### EXERCISE DETAILS
Copy every line of the records below where the word "this" occurs.

### PROVIDED ENTRIES
★ ★ ★ ★ ★

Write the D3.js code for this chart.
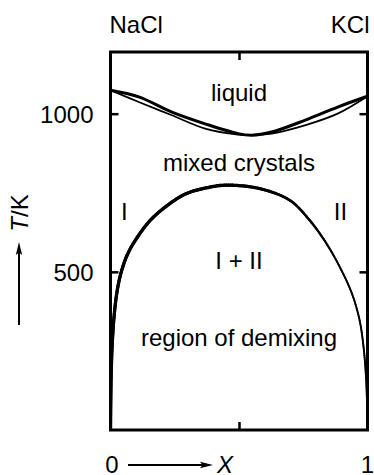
<!DOCTYPE html>
<html>
<head>
<meta charset="utf-8">
<script src="https://cdn.jsdelivr.net/npm/d3@7"></script>
<style>
  html, body { margin: 0; padding: 0; background: #fff; }
  svg { display: block; }
  text { font-family: "Liberation Sans", Arial, Helvetica, sans-serif; fill: #000; }
</style>
</head>
<body>
<script>
// NaCl–KCl phase diagram: liquidus, solidus and the miscibility gap of the solid solution

// Liquidus (upper) and solidus (lower) curves, mole fraction X of KCl vs T in K
const meltX       = [0, 0.11, 0.239, 0.368, 0.496, 0.55, 0.627, 0.756, 0.884, 1];
const liquidusT   = [1074, 1053, 1005, 968, 937, 932, 942, 979, 1021, 1055];
const solidusT    = [1074, 1037, 995, 953, 934, 932, 937, 963, 1000, 1055];

// Solvus (boundary of the region of demixing), from the NaCl side over the top to the KCl side
const gapX = [0, 0.002, 0.006, 0.014, 0.026, 0.042, 0.066, 0.097, 0.155, 0.233, 0.297, 0.388, 0.452,
              0.581, 0.698, 0.775, 0.84, 0.898, 0.94, 0.969, 0.985, 0.994, 0.998, 1];
const gapT = [0, 150, 260, 360, 440, 500, 555, 600, 663, 717, 748, 768, 774,
              763, 726, 663, 590, 506, 430, 348, 260, 170, 90, 0];

// Axis ticks and labels
const tTicks = [500, 1000];
const xTicks = [0.5];
const xEndLabels = [{ v: 0, label: "0" }, { v: 1, label: "1" }];
const components = [{ v: 0, label: "NaCl", anchor: "start" }, { v: 1, label: "KCl", anchor: "end" }];

// Region labels: [X, T, text]
const regionLabels = [
  [0.5, 1040, "liquid"],
  [0.5, 818, "mixed crystals"],
  [0.054, 664, "I"],
  [0.895, 664, "II"],
  [0.5, 510, "I + II"],
  [0.5, 264, "region of demixing"]
];

const W = 374, H = 475;
const FS = 24;

const svg = d3.select("body").append("svg")
  .attr("width", W).attr("height", H);

const x = d3.scaleLinear().domain([0, 1]).range([110.5, 367.5]);
const y = d3.scaleLinear().domain([0, 1195]).range([430, 52]);

svg.append("defs").append("clipPath").attr("id", "plot-clip")
  .append("rect")
  .attr("x", x(0)).attr("y", y(1195))
  .attr("width", x(1) - x(0)).attr("height", y(0) - y(1195));

// Inward ticks on all four sides
const tickStyle = g => {
  g.select(".domain").remove();
  g.selectAll(".tick line").attr("stroke", "#000").attr("stroke-width", 2.5);
  g.selectAll("text").style("font-size", FS + "px")
    .style("font-family", "'Liberation Sans', Arial, sans-serif").attr("fill", "#000");
};

svg.append("g").attr("transform", `translate(${x(0)},0)`)
  .call(d3.axisLeft(y).tickValues(tTicks).tickSizeInner(-8).tickSizeOuter(0)
    .tickPadding(17).tickFormat(d3.format("d")))
  .call(tickStyle)
  .selectAll("text").attr("dy", "0.36em");

svg.append("g").attr("transform", `translate(${x(1)},0)`)
  .call(d3.axisRight(y).tickValues(tTicks).tickSizeInner(-8).tickSizeOuter(0).tickFormat(""))
  .call(tickStyle);

svg.append("g").attr("transform", `translate(0,${y(1195)})`)
  .call(d3.axisTop(x).tickValues(xTicks).tickSizeInner(-8).tickSizeOuter(0).tickFormat(""))
  .call(tickStyle);

svg.append("g").attr("transform", `translate(0,${y(0)})`)
  .call(d3.axisBottom(x).tickValues(xTicks).tickSizeInner(-8).tickSizeOuter(0).tickFormat(""))
  .call(tickStyle);

const plot = svg.append("g").attr("clip-path", "url(#plot-clip)");

// Liquidus and solidus
const curveLine = d3.line()
  .x(d => x(d[0])).y(d => y(d[1]))
  .curve(d3.curveCatmullRom.alpha(0.5));

plot.append("path")
  .attr("d", curveLine(meltX.map((v, i) => [v, solidusT[i]])))
  .attr("fill", "none").attr("stroke", "#000").attr("stroke-width", 1.8);

plot.append("path")
  .attr("d", curveLine(meltX.map((v, i) => [v, liquidusT[i]])))
  .attr("fill", "none").attr("stroke", "#000").attr("stroke-width", 3);

// Solvus, drawn with a stroke that thins toward the KCl side
const guide = plot.append("path")
  .attr("d", curveLine(gapX.map((v, i) => [v, gapT[i]])))
  .attr("fill", "none").attr("stroke", "none");
const len = guide.node().getTotalLength();
const nSeg = 300;
const widthAt = t => t < 0.5 ? 3.3 : (t > 0.72 ? 1.9 : 3.3 - (t - 0.5) / 0.22 * 1.4);
const segPts = d3.range(nSeg + 1).map(i => guide.node().getPointAtLength(len * i / nSeg));
plot.append("g").selectAll("line")
  .data(d3.range(nSeg))
  .join("line")
  .attr("x1", i => segPts[i].x).attr("y1", i => segPts[i].y)
  .attr("x2", i => segPts[i + 1].x).attr("y2", i => segPts[i + 1].y)
  .attr("stroke", "#000")
  .attr("stroke-linecap", "round")
  .attr("stroke-width", i => widthAt(i / nSeg));

// Frame
svg.append("rect")
  .attr("x", x(0)).attr("y", y(1195))
  .attr("width", x(1) - x(0)).attr("height", y(0) - y(1195))
  .attr("fill", "none").attr("stroke", "#000").attr("stroke-width", 3);

// Region labels
svg.append("g").selectAll("text")
  .data(regionLabels)
  .join("text")
  .attr("x", d => x(d[0])).attr("y", d => y(d[1]))
  .attr("text-anchor", "middle")
  .style("font-size", FS + "px")
  .text(d => d[2]);

// Component names above the frame
svg.append("g").selectAll("text")
  .data(components)
  .join("text")
  .attr("x", d => x(d.v) + (d.anchor === "end" ? 2 : -1))
  .attr("y", 33)
  .attr("text-anchor", d => d.anchor)
  .style("font-size", FS + "px")
  .text(d => d.label);

// X axis end labels and arrow
svg.append("g").selectAll("text")
  .data(xEndLabels)
  .join("text")
  .attr("x", d => x(d.v) + (d.v === 0 ? 1.5 : 0))
  .attr("y", 473)
  .attr("text-anchor", "middle")
  .style("font-size", FS + "px")
  .text(d => d.label);

const arrowY = 465;
svg.append("line")
  .attr("x1", 128).attr("y1", arrowY).attr("x2", 204).attr("y2", arrowY)
  .attr("stroke", "#000").attr("stroke-width", 2);
svg.append("path")
  .attr("d", `M213,${arrowY} L200,${arrowY - 3.2} L202.5,${arrowY} L200,${arrowY + 3.2} Z`)
  .attr("fill", "#000");
svg.append("text")
  .attr("x", 217).attr("y", 473)
  .style("font-size", FS + "px").style("font-style", "italic")
  .text("X");

// T axis label and arrow
const arrowX = 19;
svg.append("line")
  .attr("x1", arrowX).attr("y1", 325).attr("x2", arrowX).attr("y2", 251)
  .attr("stroke", "#000").attr("stroke-width", 2);
svg.append("path")
  .attr("d", `M${arrowX},242 L${arrowX - 3.2},255 L${arrowX},252.5 L${arrowX + 3.2},255 Z`)
  .attr("fill", "#000");
const tLabel = svg.append("text")
  .attr("transform", "translate(28,213) rotate(-90)")
  .attr("text-anchor", "middle")
  .style("font-size", FS + "px");
tLabel.append("tspan").style("font-style", "italic").text("T");
tLabel.append("tspan").text("/K");
</script>
</body>
</html>
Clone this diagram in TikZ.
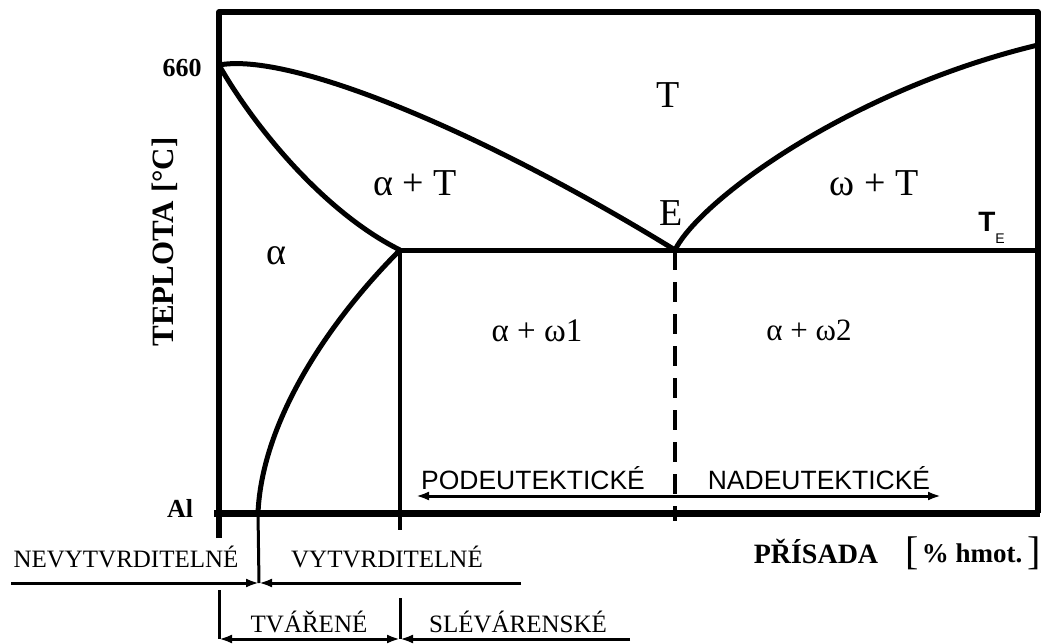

★ ★ ★ ★ ★

### WRITTEN RESPONSE
Write the D3.js code for this chart.
Clone this diagram in TikZ.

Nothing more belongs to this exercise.